I hope with this post and future posts, you will follow along and be able to pull out a nugget of information that would be helpful or beneficial in your classroom …

… and since today is our first post, we will start with a greeting.

Now, I am sure most of us have seen this past around social media:

… or this:

… and this:

… and especially this:

Each of these example is amazing and heartwarming. It reaches to the core each of us because, in a small way, every one of us wants to be acknowledged during our day and made to feel welcome.

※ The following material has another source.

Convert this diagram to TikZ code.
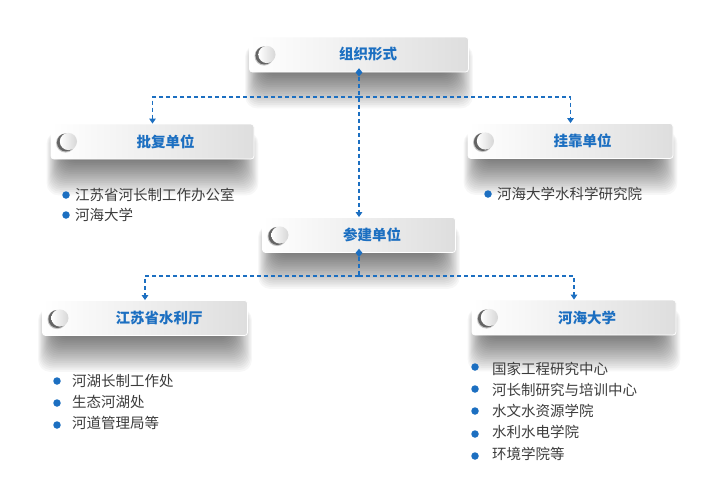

… and guess what, it’s research-based.

Yet, as a physical educator, you might wonder how you can implement this into your teaching practice. Recalling my past life as an elementary physical educator having 700+ students across 3 schools, there is no possible way to remember all those unique handshakes… I have trouble most days remembering my email password. Also, as a physical educator, we may only have 30 with the class that week; so time is very precious.

Don’t fret though, according to the research, you don’t have to greet every child uniquely—you simply have to greet them. According to two research articles by Allday and colleagues, by greeting children at the door there will be increases in both on-task behavior and speed to task engagement.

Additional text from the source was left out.